GEN. MANAGER H. H. PORTER TO COMMISSIONER OSBORN.

CHICAGO AND NORTHWESLERN RAILWAY,

Office of General Manager,

CHICAGO, Nov. 18, 1874.

DEAR SIR: I have to acknowledge the receipt of your favor of the 16th

inst., and must again request a more definite answer to the questions asked in my former communication.

It is true I named the Milwaukee and St. Paul Company as an example, but the same questions occur with all our other connecting roads, and whe have not agreed to anything.

It seems to me that it devolves upon the commission to give me instructions in this respect, or to decline to do so. I do not wish to appear discourteous, but if this company is to be governed in its transportation by a law, the interpretation of which law is left to the commissioners, is it not right and fair that they should give us their interpretation of it to guide us?

Yours, truly,

J. H. OSBORN, Railroad Commissioner, Madison.

H. H. PORTER,

General Manager.

COMMISSIONER OSBORN TO GENERAL MANAGER PORTER.
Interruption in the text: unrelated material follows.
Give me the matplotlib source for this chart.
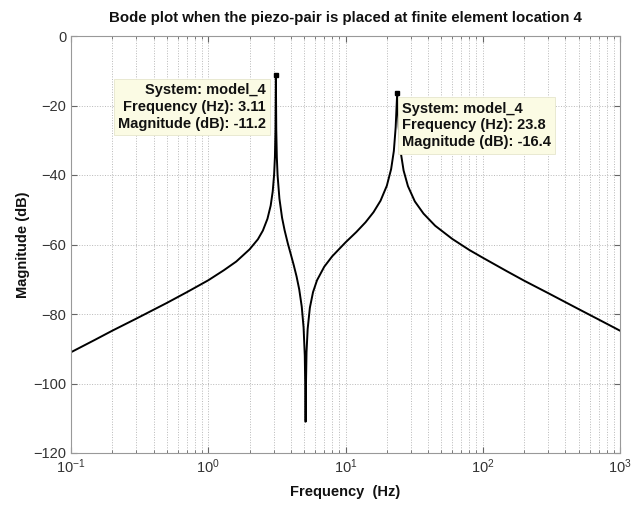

OFFICE OF RAILROAD COMMISSIONERS,

MADISON, Nov. 24, 1874.

H. H. PORTER, General Manager C. & N. W. R. R. Co.:

DEAR SIR: Your favor of the 18th was duly received, and would have been answered before, but for absence. In my communication of the 10th, I endeavored to make clear our interpretation of the law, and beg leave to call your attention to the fact that such interpretation is by no means the interpre. tation rendered by your proposed circular, which you desire the commission to adopt as authoritative.

The position of the Commissioners, as expressed in my letter of the 10th, containing an extract from a reply to Mr. Swan of the West Wisconsin, was arrived at understandingly after consultation; the same question being there raised by him, as by yourself. If the law makes it imperative on this board to adjust the several amounts to be received for services by connecting roads, we should be glad to know it. It is understood that the supreme court did not touch this question, although adjusting the one as to the entire charge for services. The question of adjusting amounts for services between connecting roads, although not now required by law, is perhaps a proper subject for the Railroad Commissioners; but to arrive at just conclusions, and to act understandingly, I am also of opinion that the whole matter should be inquired into by the board, and the former basis of adjustment as practiced by the roads, subjected to investigation before we could arrive at an equitable decision. Such a course, I think you would agree with me as being necessary, and that it would require time and a collection of testimony from different sources bearing upon practical methods heretofore suggested, perhaps, by experience.

Very truly yours,

J. H. OSBORN, Railroad Commissioner.